My concern was what is a good way to generate a list of 10 - 15 numbers that the sum of them always divisible by n.

The output should be

-8378302799

Here what I got so far, but it not a working script yet.

import random
import numpy as np

def get_num(x, y, n):
    return [random.choice(range(x, y, n)) if x % n != 0 else random.choice(range(x - (x % n) + n, y, n)) for x in x]


def get_list():
    numb = get_num(0, 9, 2)
    return ''.join(np.random.multinomial(numb, [1/10], size=1))

while True:
    amount = int(input("How many Do you want to generate?" + "\n"))
    for i in range(1,amount):
        get_list()

@Samer Ayoub, answer was what I needed, just added the sep='' so it came as I expected.

import random

n, m, k= 3, 9, 14
lis = [random.choice(range(0, m)) for i in range(k)]
tot = sum(lis)
print(*lis, sep = '')

while tot%n != 0:
    tot -= lis.pop()
    last = random.choice(range(0, m))
    lis.append(last)
    tot += last

Answer 1

Perhaps a bit pedantic, but if anyone reading this in the future has a use-case in which questions of probability distribution matters, they should be aware that the algorithm of picking all but the last number at random and then picking the last number so as to satisfy the constraints, introduces a bias in the last number. As proof of concept:

import random, math

def f(k,a,b):
    """generates k random integers in a,b which sum to an even number"""
    start = [random.randint(a,b) for _ in range(k-1)]
    if sum(start) % 2 == 0:
        #pick an even number
        start.append(2*random.randint(math.ceil(a/2),math.floor(b/2)))
    else:
        #pick an off number
        start.append(1 + 2*random.randint(math.ceil((a-1)/2),math.floor((b-1)/2)))
    return start

For example, a typical run of f(3,1,5) produced [1, 5, 2] .

But:

trials = [f(3,1,5) for _ in range(10000)]
print(sum(trial[0]%2 == 0 for trial in trials)/10000) #percentage of first nums which are even
print(sum(trial[2]%2 == 0 for trial in trials)/10000) #percentage of last nums which are even

typical output:

0.3996
0.5198

Which shows a clear bias.

Answer 2

Generate your list fully, check if the sum is divisible by n, if not replace last element untill it works:

import random

n, m, k= 3, 9, 15
lis = [random.choice(range(0, m)) for i in range(k)]
tot = sum(lis)

while tot%n != 0:
    tot -= lis.pop()
    last = random.choice(range(0, m))
    lis.append(last)
    tot += last

Answer 3

An improvement on @SamerAyoub using numpy :

import numpy as np

n, m, k= 3, 9, 15
arr = np.empty(k, dtype = int)
arr[1:] = np.random.choice(np.arange(0, m), k-1)
rem = arr[1:].sum() % n
arr[0]  = np.random.choice(np.arange(n - rem, m, n))
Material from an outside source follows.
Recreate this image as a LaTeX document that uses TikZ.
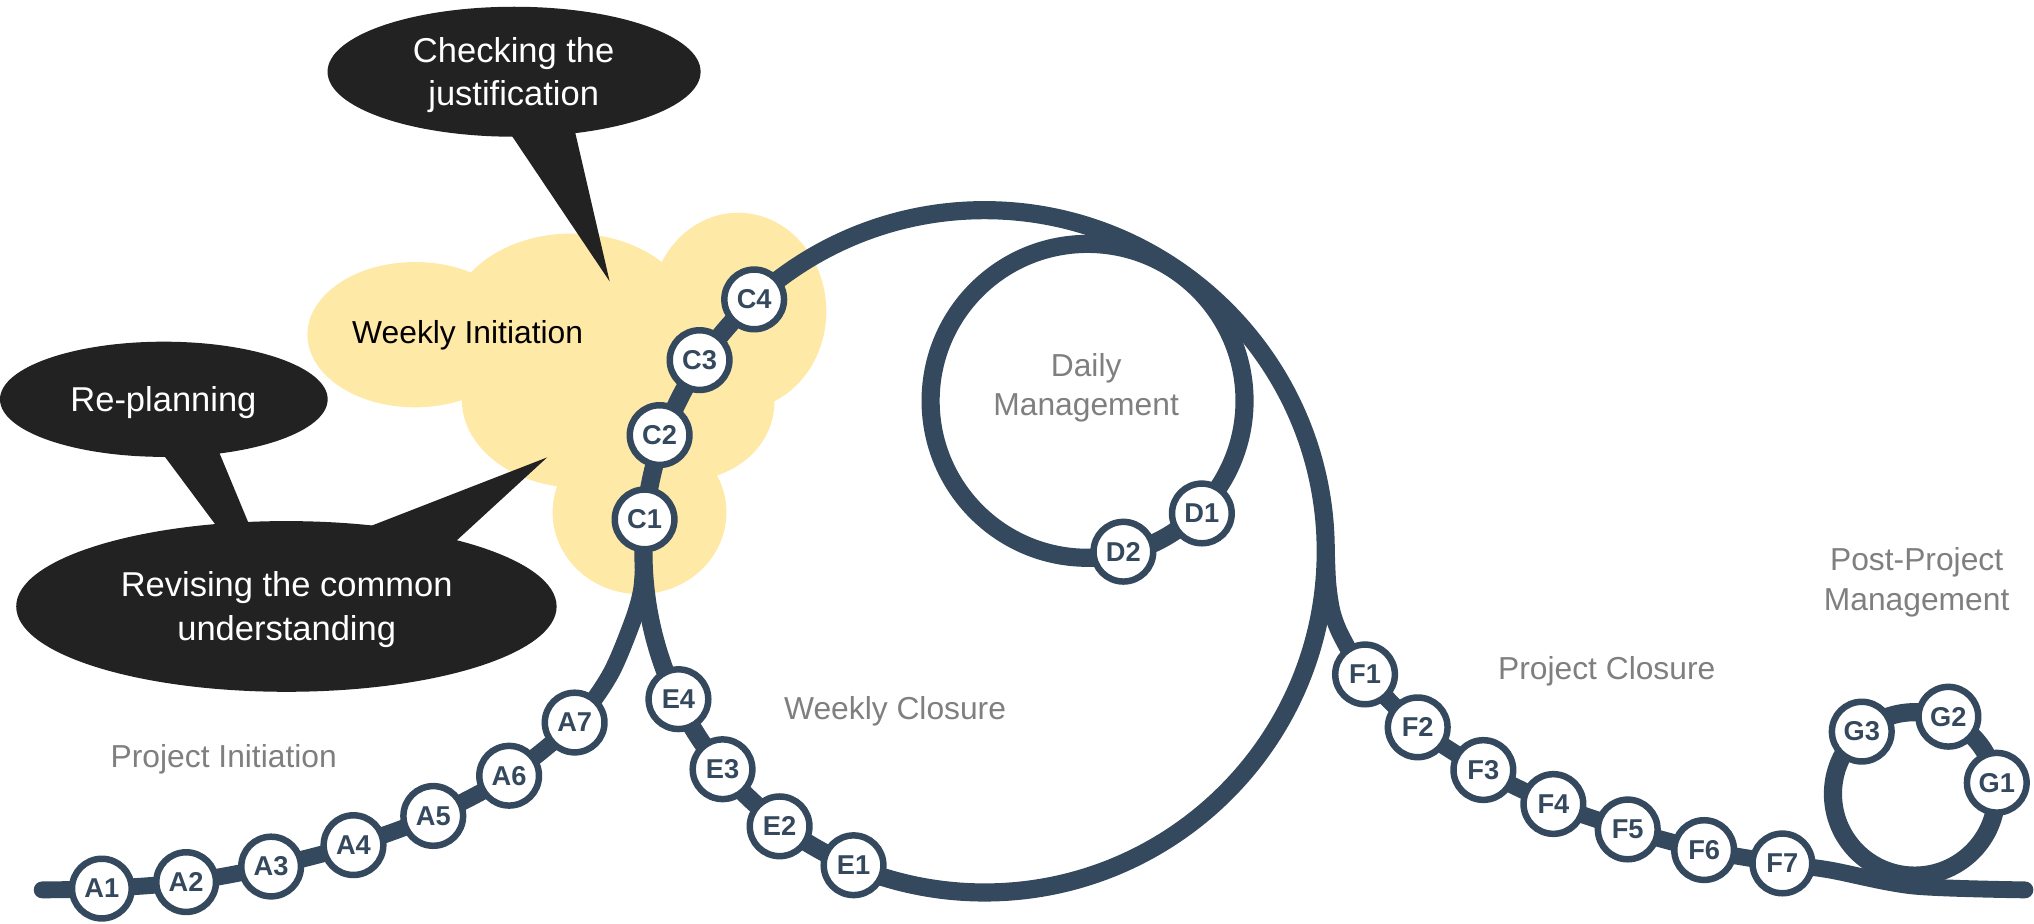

print(''.join([str(i) for i in arr]))
print(arr.sum()%n == 0)

374564205252063
True

There's also the (not guaranteed to be especially fast, especially if n is large) brute force method, which at least guarantees no bias (but doesn't guarantee ever finishing):

def slow_way(n, m, k):
    arr = np.empty(k)
    while arr.sum() % n != 0:
        arr = np.random.choice(np.arange(0, m), k)
    return arr